Je m'engage, avec Guillaume Pepy, sur l'idée que l'unification va dégager 1 milliard d'euros de productivité en cinq ans. Le trou étant de 3 milliards d'euros, il en reste deux ! Nous allons lancer demain Bordeaux-Toulouse, lors du conseil d'administration de RFF. C'est une étape dans la procédure. On verra le moment venu si l'on nous demande d'ajouter 2 milliards d'euros. Ces 2 milliards d'euros sont soi-disant rentables, mais étant donné le niveau des péages prévu, la SNCF va perdre de l'argent. Or, ces 2 milliards résultent de la capitalisation de péages futurs. Le système ressemble donc à un château de cartes, il est extrêmement fragile.

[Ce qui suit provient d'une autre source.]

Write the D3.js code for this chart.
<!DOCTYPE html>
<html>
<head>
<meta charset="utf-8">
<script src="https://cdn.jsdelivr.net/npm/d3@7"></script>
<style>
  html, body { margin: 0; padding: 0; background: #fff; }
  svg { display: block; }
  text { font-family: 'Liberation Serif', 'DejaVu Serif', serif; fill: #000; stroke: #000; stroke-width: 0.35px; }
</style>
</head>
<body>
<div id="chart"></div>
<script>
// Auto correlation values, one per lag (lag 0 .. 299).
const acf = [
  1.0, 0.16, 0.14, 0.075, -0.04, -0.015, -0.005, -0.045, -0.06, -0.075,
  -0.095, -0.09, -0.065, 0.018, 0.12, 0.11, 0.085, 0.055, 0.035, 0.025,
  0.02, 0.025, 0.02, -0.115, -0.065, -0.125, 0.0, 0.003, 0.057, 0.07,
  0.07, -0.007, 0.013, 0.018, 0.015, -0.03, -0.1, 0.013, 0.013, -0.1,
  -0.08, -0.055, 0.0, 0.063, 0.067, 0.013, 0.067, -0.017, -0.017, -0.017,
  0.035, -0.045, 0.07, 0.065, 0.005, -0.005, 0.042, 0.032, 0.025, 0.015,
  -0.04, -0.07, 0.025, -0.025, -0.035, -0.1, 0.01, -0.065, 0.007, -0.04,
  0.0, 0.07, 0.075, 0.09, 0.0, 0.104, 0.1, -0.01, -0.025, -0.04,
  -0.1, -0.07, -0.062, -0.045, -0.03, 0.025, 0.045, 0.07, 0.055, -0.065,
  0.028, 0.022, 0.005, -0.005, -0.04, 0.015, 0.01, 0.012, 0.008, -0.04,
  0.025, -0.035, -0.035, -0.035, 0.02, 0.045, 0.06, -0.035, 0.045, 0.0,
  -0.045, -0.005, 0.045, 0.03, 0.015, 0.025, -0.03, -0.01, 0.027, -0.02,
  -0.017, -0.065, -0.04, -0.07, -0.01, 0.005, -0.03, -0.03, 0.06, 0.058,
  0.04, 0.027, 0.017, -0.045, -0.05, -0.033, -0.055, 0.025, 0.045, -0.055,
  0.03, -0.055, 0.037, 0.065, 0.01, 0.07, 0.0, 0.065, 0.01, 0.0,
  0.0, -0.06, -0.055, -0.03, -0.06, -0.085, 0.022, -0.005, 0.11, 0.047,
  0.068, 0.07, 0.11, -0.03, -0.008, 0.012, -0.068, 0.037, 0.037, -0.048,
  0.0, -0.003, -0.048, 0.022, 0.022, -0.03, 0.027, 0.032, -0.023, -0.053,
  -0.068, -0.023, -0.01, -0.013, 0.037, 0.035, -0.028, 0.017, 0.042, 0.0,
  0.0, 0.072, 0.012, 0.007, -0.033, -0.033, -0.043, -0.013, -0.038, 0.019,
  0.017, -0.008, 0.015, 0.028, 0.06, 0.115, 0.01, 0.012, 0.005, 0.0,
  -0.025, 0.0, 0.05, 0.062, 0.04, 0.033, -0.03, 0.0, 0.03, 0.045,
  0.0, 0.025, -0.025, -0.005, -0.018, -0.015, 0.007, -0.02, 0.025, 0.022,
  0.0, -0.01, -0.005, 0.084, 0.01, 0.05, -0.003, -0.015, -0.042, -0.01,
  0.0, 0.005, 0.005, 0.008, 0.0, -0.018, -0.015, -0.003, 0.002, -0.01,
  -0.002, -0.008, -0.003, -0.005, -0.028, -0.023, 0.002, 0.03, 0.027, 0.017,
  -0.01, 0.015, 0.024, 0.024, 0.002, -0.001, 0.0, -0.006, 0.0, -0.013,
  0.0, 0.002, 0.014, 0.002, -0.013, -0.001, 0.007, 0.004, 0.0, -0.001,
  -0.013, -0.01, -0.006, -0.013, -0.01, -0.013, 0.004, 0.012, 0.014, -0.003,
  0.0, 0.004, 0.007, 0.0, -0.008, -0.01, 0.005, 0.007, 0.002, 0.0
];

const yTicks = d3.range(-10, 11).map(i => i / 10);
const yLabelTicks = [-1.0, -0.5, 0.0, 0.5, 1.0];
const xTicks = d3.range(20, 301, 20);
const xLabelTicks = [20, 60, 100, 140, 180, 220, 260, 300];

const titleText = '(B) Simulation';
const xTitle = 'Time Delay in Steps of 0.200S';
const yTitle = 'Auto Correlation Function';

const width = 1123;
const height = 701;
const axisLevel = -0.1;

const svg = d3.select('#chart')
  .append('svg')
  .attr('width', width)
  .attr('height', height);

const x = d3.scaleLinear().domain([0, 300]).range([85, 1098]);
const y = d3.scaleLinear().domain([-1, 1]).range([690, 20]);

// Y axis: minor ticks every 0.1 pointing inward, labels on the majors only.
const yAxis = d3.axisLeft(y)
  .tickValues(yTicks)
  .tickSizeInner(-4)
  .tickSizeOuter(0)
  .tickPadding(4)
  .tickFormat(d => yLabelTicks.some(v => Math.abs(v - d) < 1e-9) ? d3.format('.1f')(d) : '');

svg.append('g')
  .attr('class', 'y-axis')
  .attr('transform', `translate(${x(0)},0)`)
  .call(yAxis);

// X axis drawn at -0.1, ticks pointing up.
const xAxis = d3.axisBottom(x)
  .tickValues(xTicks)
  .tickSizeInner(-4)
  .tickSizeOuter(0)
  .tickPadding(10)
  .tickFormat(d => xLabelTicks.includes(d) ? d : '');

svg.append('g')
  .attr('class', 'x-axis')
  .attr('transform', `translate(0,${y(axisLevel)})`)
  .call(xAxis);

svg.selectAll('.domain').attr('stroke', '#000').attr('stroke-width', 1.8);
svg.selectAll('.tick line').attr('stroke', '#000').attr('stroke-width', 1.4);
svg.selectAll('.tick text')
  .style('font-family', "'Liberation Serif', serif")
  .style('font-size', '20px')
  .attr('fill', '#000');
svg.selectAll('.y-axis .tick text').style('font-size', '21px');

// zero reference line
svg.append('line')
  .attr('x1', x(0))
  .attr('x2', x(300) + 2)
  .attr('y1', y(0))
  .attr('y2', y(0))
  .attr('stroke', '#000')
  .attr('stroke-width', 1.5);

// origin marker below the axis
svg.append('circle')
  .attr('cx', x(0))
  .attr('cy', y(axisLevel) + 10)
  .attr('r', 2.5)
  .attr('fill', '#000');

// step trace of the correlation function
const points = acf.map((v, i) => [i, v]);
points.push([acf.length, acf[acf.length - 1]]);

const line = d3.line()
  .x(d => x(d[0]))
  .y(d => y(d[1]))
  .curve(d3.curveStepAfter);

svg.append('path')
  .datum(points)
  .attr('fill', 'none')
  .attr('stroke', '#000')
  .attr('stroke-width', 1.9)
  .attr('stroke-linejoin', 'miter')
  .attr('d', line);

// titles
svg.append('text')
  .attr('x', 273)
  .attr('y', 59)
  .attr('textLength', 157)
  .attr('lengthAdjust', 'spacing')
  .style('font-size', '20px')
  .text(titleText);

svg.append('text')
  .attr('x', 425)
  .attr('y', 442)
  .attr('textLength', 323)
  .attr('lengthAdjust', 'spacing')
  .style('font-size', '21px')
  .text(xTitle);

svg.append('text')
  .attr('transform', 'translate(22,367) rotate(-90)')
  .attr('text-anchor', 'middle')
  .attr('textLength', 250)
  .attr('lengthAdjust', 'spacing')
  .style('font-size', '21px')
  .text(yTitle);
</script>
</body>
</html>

Concernant les banques, on peut dire que nous empruntons aujourd'hui dans d'excellentes conditions, y compris pour refinancer la dette ancienne, surtout grâce au fait que nous sommes adossés à l'État. Le marché apprécie la dette d'infrastructures, les dettes d'État étant par trop gigantesques. En réalité, nous empruntons 5 milliards d'euros, 3 milliards d'euros de dette nouvelle et 2 milliards d'euros de refinancement, soit un million par heure.

La concession est-elle un bon système ? Elle a pour avantage d'avoir les caractéristiques de la gestion privée, mais un inconvénient : le « PPPiste » s'endette à un coût bien plus élevé que nous, n'ayant pas l'avantage d'être adossé à l'État ! Il n'existe aucune concession ferroviaire qui n'ait jamais fonctionné ! Le contribuable n'a rien investi dans le tunnel sous la Manche, contrairement aux petits actionnaires. Perpignan-Figueras est en grande difficulté, car le trafic n'est pas du tout à la hauteur de ce qui était prévu. Quant à Tours-Bordeaux, le niveau des subventions publiques est bien plus faible que dans un financement classique. In fine, la SNCF va perdre de l'argent.

S'agissant des régions, nous n'avons pas d'état d'âme : qu'on ait des comptes par ligne, qu'elles soient propriétaires du matériel, aient la liberté tarifaire, soient garantes des gares régionales, tout cela ne nous pose absolument aucun problème.